Click above for a 700 x 700 pixel version
A computer rendering made from a 3D model of Michelangelo's David. The model
was built by scanning the statue using a laser triangulation rangefinder and
assembling the resulting range images to form a seamless polygon mesh. The
mesh contains 8 million polygons, each about 2.0 mm in size. The raw data from
which the mesh was built contains 2 billion polygons, representing range
samples spaced 0.25 mm apart on the statue surface. Although we also digitized
the statue's color, the veining and reflectance shown here are artificial. The
rendering includes simulated subsurface scattering, but with arbitrary
parameters. Thanks to Henrik Wann Jensen for computing this image.
Proc. SIGGRAPH 2000
We describe a hardware and software system for digitizing the shape and color of large fragile objects under non-laboratory conditions.

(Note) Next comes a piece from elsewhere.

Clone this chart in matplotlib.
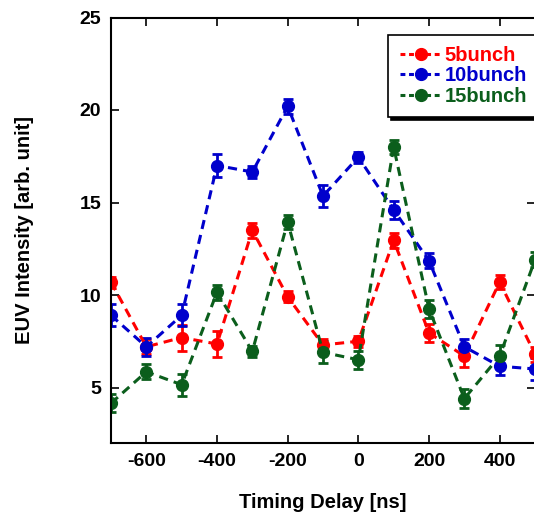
import matplotlib
matplotlib.use("Agg")
import matplotlib.pyplot as plt
from matplotlib.lines import Line2D

plt.rcParams['font.family'] = ['Liberation Sans', 'DejaVu Sans']
plt.rcParams['axes.unicode_minus'] = False

delay = [-700, -600, -500, -400, -300, -200, -100, 0, 100, 200, 300, 400, 500]

b5 = [10.7, 7.2, 7.7, 7.35, 13.5, 9.9, 7.3, 7.5, 12.95, 7.95, 6.7, 10.7, 6.8]
b5_err = [0.3, 0.4, 0.7, 0.7, 0.4, 0.3, 0.3, 0.3, 0.4, 0.5, 0.6, 0.4, 0.4]

b10 = [8.9, 7.2, 8.9, 17.0, 16.65, 20.2, 15.35, 17.45, 14.6, 11.85, 7.2, 6.15, 6.0]
b10_err = [0.6, 0.5, 0.6, 0.6, 0.3, 0.4, 0.6, 0.3, 0.5, 0.4, 0.4, 0.5, 0.6]

b15 = [4.15, 5.85, 5.15, 10.15, 6.95, 13.95, 6.9, 6.5, 18.0, 9.25, 4.4, 6.7, 11.9]
b15_err = [0.5, 0.4, 0.6, 0.4, 0.3, 0.4, 0.6, 0.5, 0.4, 0.5, 0.5, 0.6, 0.4]

labels = ['5bunch', '10bunch', '15bunch']
colors = ['#ff0000', '#0000cc', '#0b5e1c']

fig = plt.figure(figsize=(5.34, 5.17), dpi=100)
ax = fig.add_axes([111/534, 1 - 443/517, (535 - 111)/534, (443 - 17.5)/517])

handles = []
for y, e, lab, c in zip([b5, b10, b15], [b5_err, b10_err, b15_err], labels, colors):
    ax.errorbar(delay, y, yerr=e, color=c, ls='--', lw=2.2, marker='o', ms=8.5,
                capsize=3.5, capthick=2, elinewidth=2, dashes=(3, 2))
    handles.append(Line2D([], [], color=c, ls='--', lw=2.2, marker='o', ms=8.5,
                          dashes=(1.6, 1.2)))

ax.set_xlim(-700, 500)
ax.set_ylim(2, 25)
ax.set_xticks([-600, -400, -200, 0, 200, 400])
ax.set_yticks([5, 10, 15, 20, 25])
ax.tick_params(direction='in', top=True, right=True, length=6, width=1.2,
               labelsize=14, pad=7)
for t in ax.get_xticklabels() + ax.get_yticklabels():
    t.set_fontweight('bold')
for s in ax.spines.values():
    s.set_linewidth(1.5)

ax.set_xlabel('Timing Delay [ns]', fontsize=14.5, fontweight='bold', labelpad=17)
ax.set_ylabel('EUV Intensity [arb. unit]', fontsize=14.5, fontweight='bold', labelpad=33)

leg = ax.legend(handles, labels, loc='upper right', bbox_to_anchor=(1.008, 0.96),
                prop={'weight': 'bold', 'size': 14.5}, fancybox=False,
                shadow={'color': 'black', 'alpha': 1}, framealpha=1,
                edgecolor='black', handlelength=2.1, borderpad=0.55,
                labelspacing=0.08, handletextpad=0.15, borderaxespad=0)
leg.get_frame().set_linewidth(1.2)
for t, c in zip(leg.get_texts(), colors):
    t.set_color(c)

fig.savefig('out.png', dpi=100)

Our system employs laser triangulation rangefinders, laser time-of-flight rangefinders, digital still cameras, and a suite of software for acquiring, aligning, merging, and viewing scanned data. As a demonstration of this system, we digitized 10 statues by Michelangelo, including the well-known figure of David, two building interiors, and all 1,163 extant fragments of the Forma Urbis Romae, a giant marble map of ancient Rome. Our largest single dataset is of the David - 2 billion polygons and 7,000 color images. In this paper, we discuss the challenges we faced in building this system, the solutions we employed, and the lessons we learned. We focus in particular on the unusual design of our laser triangulation scanner and on the algorithms and software we developed for handling very large scanned models.